Many French winemakers think Brett is part of their terroir and the reason their wines taste as they do, and they’re not alone. Napa winery owner Delia Viader, who has also worked in Italy, says, “I could tell you that the Italians don’t describe Brett as a negative, ever. They actually invite it over for dinner.”
The argument over whether Brett‘s influence can be positive is not new, though UC Davis’ change in position is. But it is UC Davis’ introduction of the new Brettanomyces Impact Wheel that has shaken my world.
There are plenty of nasty aromas on the wheel. But it’s the nice ones that make me wonder what wine actually tastes like.
Here’s what I mean. There’s a section of “spicy” aromas on the wheel; it includes chili powder, red pepper, black pepper, cardamom, and cola.
I thought that’s what Syrah smells like. I thought Syrah can smell gamy, like “horse,” or “leather” or “cooked meat” or “smoked meat.” Those are all descriptors on the Brett Impact Wheel.
And what about Cabernet? I thought that “coffee” and “mocha” and “graphite” were what Cab smells like, and I thought “cigar” came from expensive barrels. Yep, they’re all on the Brett Impact Wheel.
Does terroir trump grape?
It’s a question of the primacy of grape variety, the American way of thinking, vs. terroir, the French way.

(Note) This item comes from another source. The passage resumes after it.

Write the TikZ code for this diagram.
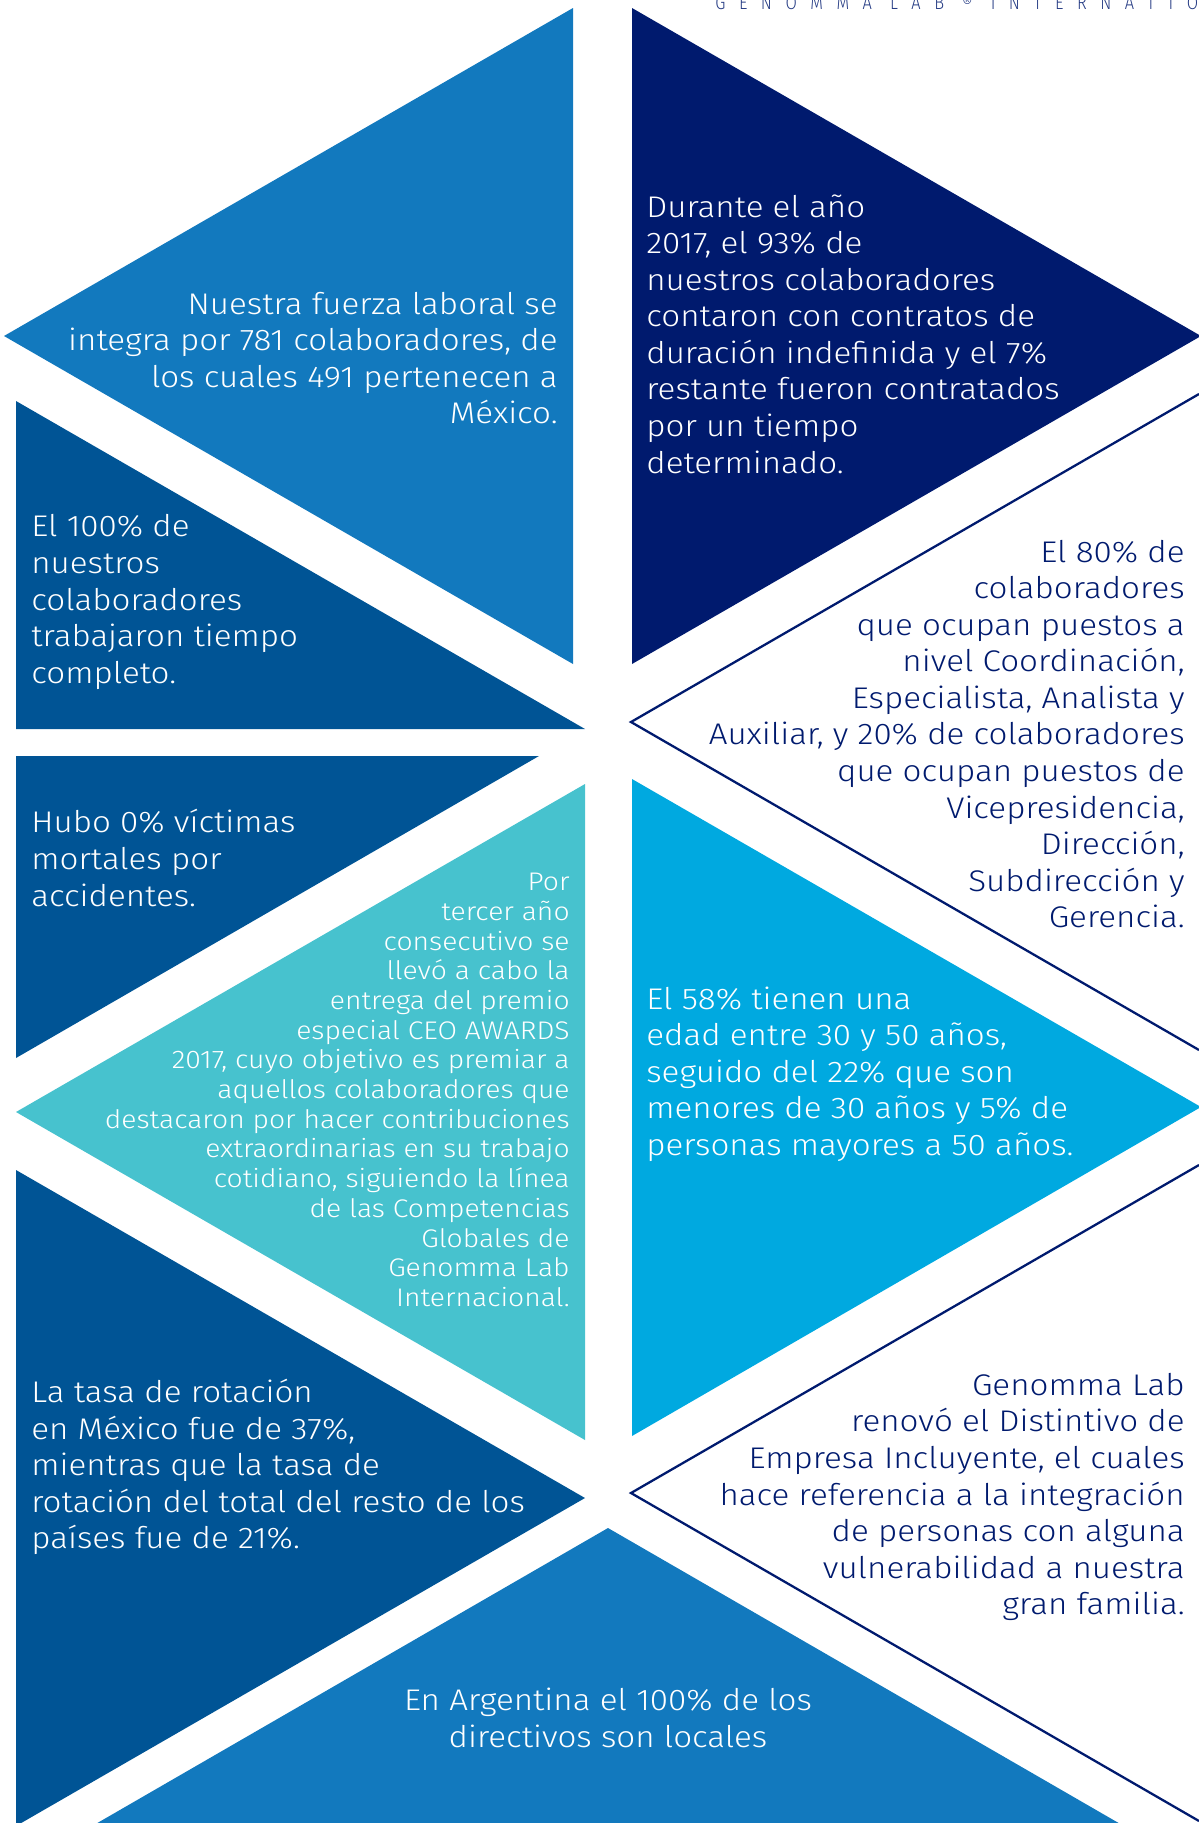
\documentclass[tikz,border=0pt]{standalone}
\usepackage{fontspec}
\setmainfont{Fira Sans Light}[FakeStretch=1.11]
\newfontfamily\headfont{Fira Sans Light}[FakeStretch=0.85, LetterSpace=70]
\definecolor{gmblue}{HTML}{1279BE}
\definecolor{gmnavy}{HTML}{001A6E}
\definecolor{gmdark}{HTML}{005495}
\definecolor{gmteal}{HTML}{47C2CE}
\definecolor{gmcyan}{HTML}{00A9E0}

\begin{document}
\begin{tikzpicture}[x=0.02cm, y=-0.02cm,
                    every node/.style={inner sep=0pt},
                    bigtxt/.style={font=\fontsize{17}{20.8}\selectfont},
                    smalltxt/.style={font=\fontsize{14.5}{16.9}\selectfont},
                    onleft/.style={anchor=west, align=left},
                    onright/.style={anchor=east, align=right},
                    rim/.style={draw=gmnavy, line width=1.3pt}]
\useasboundingbox (0, 0) rectangle (1199, 1823);
\clip (0, 0) rectangle (1199, 1823);
\fill[gmblue] (573, 8) -- (4, 336) -- (573, 664) -- cycle;
\fill[gmnavy] (632, 8) -- (1201, 336) -- (632, 664) -- cycle;
\fill[gmdark] (16, 401) -- (585, 729) -- (16, 729) -- cycle;
\fill[gmdark] (16, 756) -- (539, 756) -- (16, 1058) -- cycle;
\fill[gmteal] (585, 784) -- (16, 1112) -- (585, 1440) -- cycle;
\fill[gmcyan] (632, 779) -- (1201, 1107) -- (632, 1436) -- cycle;
\fill[gmdark] (16, 1170) -- (585, 1498) -- (16, 1826) -- cycle;
\fill[gmblue] (608, 1528) -- (61, 1844) -- (1155, 1844) -- cycle;
\draw[rim] (1199, 394) -- (631, 722) -- (1199, 1050);
\draw[rim] (1199, 1165) -- (631, 1493) -- (1199, 1821);

\node[anchor=base west, text=gmnavy!85, font=\headfont\fontsize{11}{11}\selectfont] (head) at (715, 9.5) {GENOMMA LAB ® INTERNATIONAL};

\begin{scope}[text=white]
\node[bigtxt, onright] (fuerza) at (558, 358) {Nuestra fuerza laboral se\\integra por 781 colaboradores, de\\los cuales 491 pertenecen a\\México.};
\node[bigtxt, onleft] (contratos) at (646, 334) {Durante el año\\2017, el 93\% de\\nuestros colaboradores\\contaron con contratos de\\duración indefinida y el 7\%\\restante fueron contratados\\por un tiempo\\determinado.};
\node[bigtxt, onleft] (completo) at (31, 602) {El 100\% de\\nuestros\\colaboradores\\trabajaron tiempo\\completo.};
\node[bigtxt, onleft] (victimas) at (31, 858) {Hubo 0\% víctimas\\mortales por\\accidentes.};
\node[smalltxt, onright] (premio) at (570, 1090) {Por\\tercer año\\consecutivo se\\llevó a cabo la\\entrega del premio\\especial CEO AWARDS\\2017, cuyo objetivo es premiar a\\aquellos colaboradores que\\destacaron por hacer contribuciones\\extraordinarias en su trabajo\\cotidiano, siguiendo la línea\\de las Competencias\\Globales de\\Genomma Lab\\Internacional.};
\node[bigtxt, onleft] (edad) at (646, 1074) {El 58\% tienen una\\edad entre 30 y 50 años,\\seguido del 22\% que son\\menores de 30 años y 5\% de\\personas mayores a 50 años.};
\node[bigtxt, onleft] (rotacion) at (31, 1467) {La tasa de rotación\\en México fue de 37\%,\\mientras que la tasa de\\rotación del total del resto de los\\países fue de 21\%.};
\node[bigtxt, align=center] (argentina) at (608, 1718) {En Argentina el 100\% de los\\directivos son locales};
\end{scope}

\begin{scope}[text=gmnavy]
\node[bigtxt, onright] (puestos) at (1185, 734) {El 80\% de\\colaboradores\\que ocupan puestos a\\nivel Coordinación,\\Especialista, Analista y\\Auxiliar, y 20\% de colaboradores\\que ocupan puestos de\\Vicepresidencia,\\Dirección,\\Subdirección y\\Gerencia.};
\node[bigtxt, onright] (distintivo) at (1185, 1497) {Genomma Lab\\renovó el Distintivo de\\Empresa Incluyente, el cuales\\hace referencia a la integración\\de personas con alguna\\vulnerabilidad a nuestra\\gran familia.};
\end{scope}
\end{tikzpicture}
\end{document}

What UC Davis is saying is that maybe Rhone wines are supposed to taste peppery because certain Brett strains are a part of the Rhone environment. In a rare concession, UC Davis is saying the French are right.
Moreover, they proved that U.S. consumers have already figured this out. UC Davis professor Linda Bisson went out to buy wines described online by consumers as “typical Bordeaux” and discovered that they were just loaded with 4-EP and 4-EG. So typical Bordeaux, for many people, already equals Brett.
But where does that leave those of us raised to think that grape varieties, not terroir, have a particular taste? I just don’t know anymore what I once thought I did.
Three days after the Brett seminar I tasted some Australian Grenache from century-old vines. Two wineries made different versions: one was riper and fruitier and less interesting. The other was spicy and interesting and just a week earlier, I would have chalked it up to old vines and earlier harvesting. Now I wonder if a misshapen molecule was the source. And I liked this wine better.
Actually it’s worse than Luke Skywalker’s horrible discovery. Of course I’m not going to stop liking the aromas of roses and jasmine and graphite and coffee and smoked meat.
But it’s like waking up in the morning and discovering that … Darth Vader is my lover. Oh Padmé, I know your pain.